TAX FREE DRIVING
Are you missing out on tax free mileage allowances?
by John Craig MA CA
The AA estimates that the true cost of running a £25,000 car for 15,000 miles per year is 61p per mile – a figure which demonstrates just how stingy HMRC’s mileage rates of 45p and 25p really are.
So if you use your own car for business journeys for both your self-employed consultancy and the company of which you’re a Director. What’s the maximum tax and National Insurance free mileage allowance that you can claim?
An overview of mileage allowances
Since 2003 mileage allowances have been the only method open to Directors and employees to claim tax relief for using their own cars or vans for business journeys. Since 2013 you can use the same mileage allowances to claim a deduction against profits from self-employment, as an alternative to claiming the business use proportion of motor expenses.

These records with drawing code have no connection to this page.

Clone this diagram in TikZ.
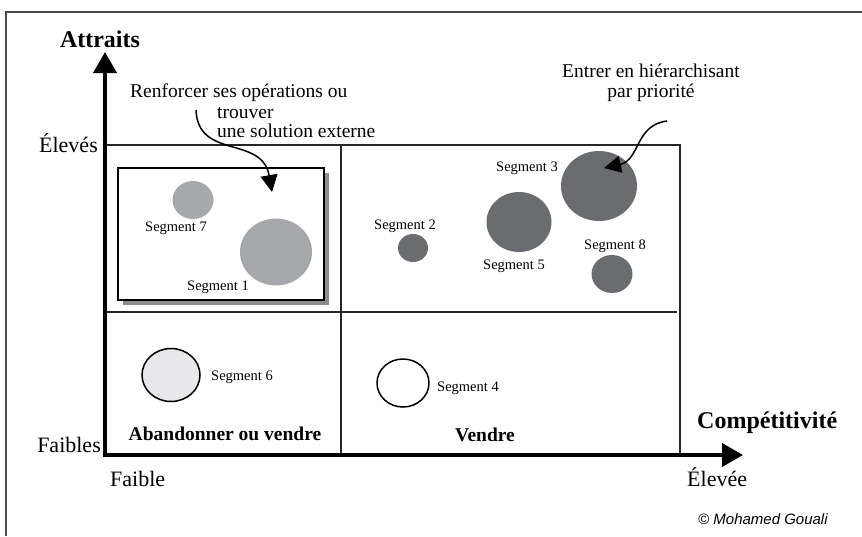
\documentclass[tikz,border=0pt]{standalone}
\usepackage{fontspec}
\setmainfont{Liberation Serif}
\newfontfamily\creditfont{Liberation Sans}
\usepackage{xcolor}
\usetikzlibrary{positioning,arrows.meta,shapes.geometric}

\definecolor{segpale}{HTML}{A7A8AB}
\definecolor{segdark}{HTML}{6B6C6F}
\definecolor{seglight}{HTML}{E8E8EA}
\definecolor{shadowgray}{HTML}{8C8D90}
\definecolor{framegray}{HTML}{4A4A4A}

\tikzset{
  axisline/.style={line width=4pt, -{Triangle[length=21pt,width=23pt]}},
  gridline/.style={line width=1.8pt, black!85},
  seg/.style={ellipse, inner sep=0pt},
  seglabel/.style={font=\fontsize{14.5}{16}\selectfont, inner sep=0pt},
  axislabel/.style={font=\fontsize{22}{24}\selectfont, inner sep=0pt},
  axistitle/.style={font=\bfseries\fontsize{24}{26}\selectfont, inner sep=0pt},
  quadlabel/.style={font=\bfseries\fontsize{19.5}{22}\selectfont, inner sep=0pt},
  note/.style={font=\fontsize{19.5}{22}\selectfont, inner sep=0pt},
  pointer/.style={line width=1.5pt, -{Triangle[length=17pt,width=17pt]}},
}

\begin{document}
\begin{tikzpicture}[x=1pt, y=-1pt]
    \useasboundingbox (0,0) rectangle (862,536);

    % Frame
    \draw[framegray, line width=1.5pt] (6,536) -- (6,12) -- (862,12);

    % Quadrants
    \draw[gridline] (105,145) -- (680,145) -- (680,455);
    \draw[gridline] (341,145) -- (341,455);
    \draw[gridline] (105,312) -- (677,312);

    % Axes
    \coordinate (origin) at (105,455);
    \coordinate (ytip) at (105,52);
    \coordinate (xtip) at (743,455);
    \draw[axisline] (105,457) -- (ytip);
    \draw[axisline] (origin) -- (xtip);

    % Axis labels
    \node[axistitle, anchor=base] (attraits) at (100,47) {Attraits};
    \node[axistitle, anchor=base west] (compet) at (697,428) {Compétitivité};
    \node[axislabel, anchor=base east] (eleves) at (98,152) {Élevés};
    \node[axislabel, anchor=base east] (faibles) at (101,452) {Faibles};
    \node[axislabel, anchor=base west] (faible) at (110,486) {Faible};
    \node[axislabel, anchor=base west] (elevee) at (687,486) {Élevée};

    % Box with shadow
    \fill[shadowgray] (123,173) rectangle (329,305);
    \draw[line width=2pt, fill=white] (118,168) rectangle (324,300);

    % Segments
    \node[seg, fill=segpale, minimum width=41pt, minimum height=38pt] (s7) at (193,200) {};
    \node[seg, fill=segpale, minimum width=72pt, minimum height=67pt] (s1) at (276,252) {};
    \node[seg, fill=segdark, minimum width=30pt, minimum height=28pt] (s2) at (413,248) {};
    \node[seg, fill=segdark, minimum width=65pt, minimum height=60pt] (s5) at (519,222) {};
    \node[seg, fill=segdark, minimum width=76pt, minimum height=70pt] (s3) at (599,186) {};
    \node[seg, fill=segdark, minimum width=41pt, minimum height=38pt] (s8) at (612,274) {};
    \node[seg, draw, line width=1.5pt, fill=seglight, minimum width=58pt, minimum height=53pt] (s6) at (171,375) {};
    \node[seg, draw, line width=1.5pt, fill=white, minimum width=52pt, minimum height=48pt] (s4) at (403,383) {};

    % Segment labels
    \node[seglabel, anchor=base] (l7) at (176,231) {Segment 7};
    \node[seglabel, anchor=base] (l1) at (218,290) {Segment 1};
    \node[seglabel, anchor=base] (l2) at (405,229) {Segment 2};
    \node[seglabel, anchor=base] (l3) at (527,171) {Segment 3};
    \node[seglabel, anchor=base] (l5) at (514,269) {Segment 5};
    \node[seglabel, anchor=base] (l8) at (615,249) {Segment 8};
    \node[seglabel, anchor=base] (l6) at (242,380) {Segment 6};
    \node[seglabel, anchor=base] (l4) at (468,391) {Segment 4};

    % Quadrant labels
    \node[quadlabel, anchor=base] (abandon) at (225,440) {Abandonner ou vendre};
    \node[quadlabel, anchor=base west] (vendre) at (455,441) {Vendre};

    % Notes
    \node[note, anchor=base west] (renf) at (130,97) {Renforcer ses opérations ou};
    \node[note, anchor=base west] (trouv) at (217,118) {trouver};
    \node[note, anchor=base west] (solut) at (217,137) {une solution externe};
    \node[note, anchor=base] (entrer) at (651,77) {Entrer en hiérarchisant};
    \node[note, anchor=base] (prio) at (651,97) {par priorité};

    % Pointers
    \coordinate (p1) at (196,110);
    \coordinate (t1) at (272,192);
    \draw[pointer] (p1) .. controls (198,160) and (262,135) .. (t1);
    \coordinate (p2) at (667,121);
    \coordinate (t2) at (604,168);
    \draw[pointer] (p2) .. controls (635,125) and (640,160) .. (t2);

    % Credit
    \node[font=\creditfont\itshape\fontsize{15}{17}\selectfont, inner sep=0pt, anchor=base west] (credit) at (698,524) {© Mohamed Gouali};
\end{tikzpicture}
\end{document}
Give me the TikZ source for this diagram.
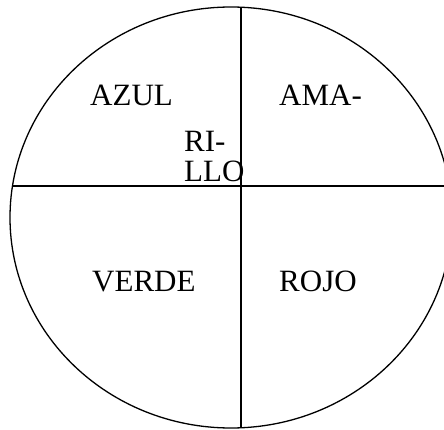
\documentclass[tikz,border=0pt]{standalone}
\usepackage{fontspec}
\setmainfont{Liberation Serif}
\usetikzlibrary{positioning}
\tikzset{
  rim/.style={draw=black, line width=1.3pt},
  colorname/.style={anchor=base west, inner sep=0pt, font=\fontsize{31}{30}\selectfont}
}

\begin{document}
\begin{tikzpicture}[x=1pt,y=-1pt]
  \useasboundingbox (0,0) rectangle (444,430);
  \clip (0,0) rectangle (444,430);

  % the wheel and its two cuts
  \draw[rim] (231,217.5) ellipse [x radius=221, y radius=210.5];
  \coordinate (west) at (12.5,186);
  \coordinate (east) at (444,186);
  \coordinate (top) at (241,7.2);
  \coordinate (bottom) at (241,427.8);
  \draw[rim] (west) -- (east);
  \draw[rim] (top) -- (bottom);

  \node[colorname] (azul) at (90,106) {AZUL};
  \node[colorname] (ama) at (279,106) {AMA-};
  \node[colorname] (ri) at (184,152) {RI-};
  \node[colorname] (llo) at (184,182) {LLO};
  \node[colorname] (verde) at (92,291) {VERDE};
  \node[colorname] (rojo) at (279,291) {ROJO};
\end{tikzpicture}
\end{document}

How much are the allowances?
The tax allowable rates are the same for cars and vans as follows:
• 45p per mile for the first 10,000 business miles and
• 25p per mile thereafter
In your job as a Director you drive 12,000 business miles in 2016/17. You could claim a tax deduction against your pay of £5,000 (10,000 x 45p plus 2,000 x 25p). Alternatively, your company could pay you £5,000 tax and National Insurance free towards the cost of using your car or van for business journeys. If it were to pay you above that rate the excess would be taxable and liable to National Insurance.
More than one job?
The rules don’t allow you to claim the higher rate of 45p for more than 10,000 miles just because you have more than one job, e.g. if you’re the Director shareholder of two companies. The jobs count as associated employments therefore you are only entitled to a maximum tax deduction at the 45p rate for a total 10,000 miles. The number of cars or vans you use doesn’t change the position either.
However, the rule mentioned above doesn’t apply if the two jobs aren’t associated. So you could run your own company and claim up to 10,000 miles at 45p per mile and work for another company, not associated with yours and claim a further 10,000 miles at 45p.
Owning two businesses
The bad news is that the associated employment rule isn’t easy to escape. For example, if you own a series of companies (alone or with colleagues), even if they carry on completely different businesses you’ll each be limited to 10,000 miles per year at the 45p rate.
You can increase the amount of tax deduction for using your car for business by shifting some of the work you do into a self-employment.
The associated job rule doesn’t apply to a self-employment which means, for example, that you could claim a tax deduction for up to 20,000 miles at 45p per mile by splitting your work between, say, a directorship and a freelance role. That could increase the annual tax deductible amount by up to £2,000 per year.